[Recorded information]:
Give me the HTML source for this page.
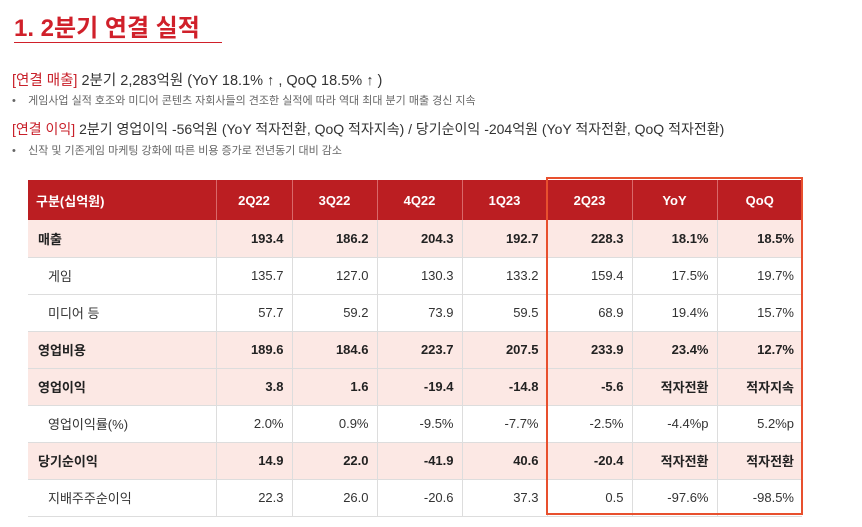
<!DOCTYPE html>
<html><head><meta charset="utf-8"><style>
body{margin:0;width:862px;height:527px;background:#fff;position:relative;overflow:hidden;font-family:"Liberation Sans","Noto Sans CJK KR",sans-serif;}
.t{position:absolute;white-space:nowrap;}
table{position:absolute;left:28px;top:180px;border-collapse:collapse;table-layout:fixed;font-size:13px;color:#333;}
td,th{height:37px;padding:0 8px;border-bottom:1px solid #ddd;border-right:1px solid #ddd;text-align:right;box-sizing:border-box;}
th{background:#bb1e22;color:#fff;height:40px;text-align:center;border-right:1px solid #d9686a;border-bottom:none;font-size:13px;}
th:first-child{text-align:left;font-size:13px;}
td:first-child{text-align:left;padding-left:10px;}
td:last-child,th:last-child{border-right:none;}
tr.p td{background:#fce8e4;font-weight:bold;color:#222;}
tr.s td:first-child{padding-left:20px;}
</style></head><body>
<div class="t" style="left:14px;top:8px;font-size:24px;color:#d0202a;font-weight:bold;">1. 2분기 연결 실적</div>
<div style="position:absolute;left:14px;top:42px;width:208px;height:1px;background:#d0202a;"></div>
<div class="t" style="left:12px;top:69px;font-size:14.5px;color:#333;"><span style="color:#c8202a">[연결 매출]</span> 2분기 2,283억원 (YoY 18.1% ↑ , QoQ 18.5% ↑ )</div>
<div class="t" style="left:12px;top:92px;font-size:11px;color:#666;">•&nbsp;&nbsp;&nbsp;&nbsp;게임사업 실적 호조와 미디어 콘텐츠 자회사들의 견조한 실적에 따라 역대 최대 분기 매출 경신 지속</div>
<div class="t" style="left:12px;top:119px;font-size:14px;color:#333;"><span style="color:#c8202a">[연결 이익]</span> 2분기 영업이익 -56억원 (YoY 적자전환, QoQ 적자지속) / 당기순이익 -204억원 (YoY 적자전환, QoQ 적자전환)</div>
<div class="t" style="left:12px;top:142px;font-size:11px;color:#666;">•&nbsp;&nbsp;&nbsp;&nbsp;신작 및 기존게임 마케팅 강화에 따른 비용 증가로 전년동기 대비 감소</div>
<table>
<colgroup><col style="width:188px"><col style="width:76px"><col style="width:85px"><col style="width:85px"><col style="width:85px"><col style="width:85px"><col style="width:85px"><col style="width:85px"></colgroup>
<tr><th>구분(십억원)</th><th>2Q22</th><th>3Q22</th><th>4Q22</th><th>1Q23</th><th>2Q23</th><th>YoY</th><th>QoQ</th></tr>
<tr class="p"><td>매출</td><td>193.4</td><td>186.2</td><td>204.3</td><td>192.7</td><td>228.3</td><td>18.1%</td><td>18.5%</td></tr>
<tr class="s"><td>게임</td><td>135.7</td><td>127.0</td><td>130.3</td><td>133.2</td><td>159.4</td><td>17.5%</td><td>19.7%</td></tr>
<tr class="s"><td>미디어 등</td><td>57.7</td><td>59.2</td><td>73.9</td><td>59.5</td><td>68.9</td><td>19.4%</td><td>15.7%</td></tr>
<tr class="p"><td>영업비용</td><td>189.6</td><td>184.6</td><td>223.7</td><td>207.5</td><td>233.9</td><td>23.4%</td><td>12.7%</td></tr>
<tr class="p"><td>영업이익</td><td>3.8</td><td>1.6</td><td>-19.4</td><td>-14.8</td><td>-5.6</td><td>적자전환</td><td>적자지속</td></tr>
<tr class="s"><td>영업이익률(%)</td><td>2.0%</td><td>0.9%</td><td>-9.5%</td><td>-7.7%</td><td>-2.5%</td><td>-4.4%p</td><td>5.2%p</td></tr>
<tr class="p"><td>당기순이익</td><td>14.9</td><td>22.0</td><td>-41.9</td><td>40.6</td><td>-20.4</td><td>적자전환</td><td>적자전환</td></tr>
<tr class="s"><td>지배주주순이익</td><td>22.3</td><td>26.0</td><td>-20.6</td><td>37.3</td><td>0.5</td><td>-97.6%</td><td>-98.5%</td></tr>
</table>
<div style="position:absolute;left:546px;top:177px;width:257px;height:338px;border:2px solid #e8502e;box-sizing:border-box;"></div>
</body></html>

[Goal]:
Repeat all of the data above word for word, minus the pictures.

[Task answer]:
Give me the HTML source for this page.
<!DOCTYPE html>
<html><head><meta charset="utf-8"><style>
body{margin:0;width:862px;height:527px;background:#fff;position:relative;overflow:hidden;font-family:"Liberation Sans","Noto Sans CJK KR",sans-serif;}
.t{position:absolute;white-space:nowrap;}
table{position:absolute;left:28px;top:180px;border-collapse:collapse;table-layout:fixed;font-size:13px;color:#333;}
td,th{height:37px;padding:0 8px;border-bottom:1px solid #ddd;border-right:1px solid #ddd;text-align:right;box-sizing:border-box;}
th{background:#bb1e22;color:#fff;height:40px;text-align:center;border-right:1px solid #d9686a;border-bottom:none;font-size:13px;}
th:first-child{text-align:left;font-size:13px;}
td:first-child{text-align:left;padding-left:10px;}
td:last-child,th:last-child{border-right:none;}
tr.p td{background:#fce8e4;font-weight:bold;color:#222;}
tr.s td:first-child{padding-left:20px;}
</style></head><body>
<div class="t" style="left:14px;top:8px;font-size:24px;color:#d0202a;font-weight:bold;">1. 2분기 연결 실적</div>
<div style="position:absolute;left:14px;top:42px;width:208px;height:1px;background:#d0202a;"></div>
<div class="t" style="left:12px;top:69px;font-size:14.5px;color:#333;"><span style="color:#c8202a">[연결 매출]</span> 2분기 2,283억원 (YoY 18.1% ↑ , QoQ 18.5% ↑ )</div>
<div class="t" style="left:12px;top:92px;font-size:11px;color:#666;">•&nbsp;&nbsp;&nbsp;&nbsp;게임사업 실적 호조와 미디어 콘텐츠 자회사들의 견조한 실적에 따라 역대 최대 분기 매출 경신 지속</div>
<div class="t" style="left:12px;top:119px;font-size:14px;color:#333;"><span style="color:#c8202a">[연결 이익]</span> 2분기 영업이익 -56억원 (YoY 적자전환, QoQ 적자지속) / 당기순이익 -204억원 (YoY 적자전환, QoQ 적자전환)</div>
<div class="t" style="left:12px;top:142px;font-size:11px;color:#666;">•&nbsp;&nbsp;&nbsp;&nbsp;신작 및 기존게임 마케팅 강화에 따른 비용 증가로 전년동기 대비 감소</div>
<table>
<colgroup><col style="width:188px"><col style="width:76px"><col style="width:85px"><col style="width:85px"><col style="width:85px"><col style="width:85px"><col style="width:85px"><col style="width:85px"></colgroup>
<tr><th>구분(십억원)</th><th>2Q22</th><th>3Q22</th><th>4Q22</th><th>1Q23</th><th>2Q23</th><th>YoY</th><th>QoQ</th></tr>
<tr class="p"><td>매출</td><td>193.4</td><td>186.2</td><td>204.3</td><td>192.7</td><td>228.3</td><td>18.1%</td><td>18.5%</td></tr>
<tr class="s"><td>게임</td><td>135.7</td><td>127.0</td><td>130.3</td><td>133.2</td><td>159.4</td><td>17.5%</td><td>19.7%</td></tr>
<tr class="s"><td>미디어 등</td><td>57.7</td><td>59.2</td><td>73.9</td><td>59.5</td><td>68.9</td><td>19.4%</td><td>15.7%</td></tr>
<tr class="p"><td>영업비용</td><td>189.6</td><td>184.6</td><td>223.7</td><td>207.5</td><td>233.9</td><td>23.4%</td><td>12.7%</td></tr>
<tr class="p"><td>영업이익</td><td>3.8</td><td>1.6</td><td>-19.4</td><td>-14.8</td><td>-5.6</td><td>적자전환</td><td>적자지속</td></tr>
<tr class="s"><td>영업이익률(%)</td><td>2.0%</td><td>0.9%</td><td>-9.5%</td><td>-7.7%</td><td>-2.5%</td><td>-4.4%p</td><td>5.2%p</td></tr>
<tr class="p"><td>당기순이익</td><td>14.9</td><td>22.0</td><td>-41.9</td><td>40.6</td><td>-20.4</td><td>적자전환</td><td>적자전환</td></tr>
<tr class="s"><td>지배주주순이익</td><td>22.3</td><td>26.0</td><td>-20.6</td><td>37.3</td><td>0.5</td><td>-97.6%</td><td>-98.5%</td></tr>
</table>
<div style="position:absolute;left:546px;top:177px;width:257px;height:338px;border:2px solid #e8502e;box-sizing:border-box;"></div>
</body></html>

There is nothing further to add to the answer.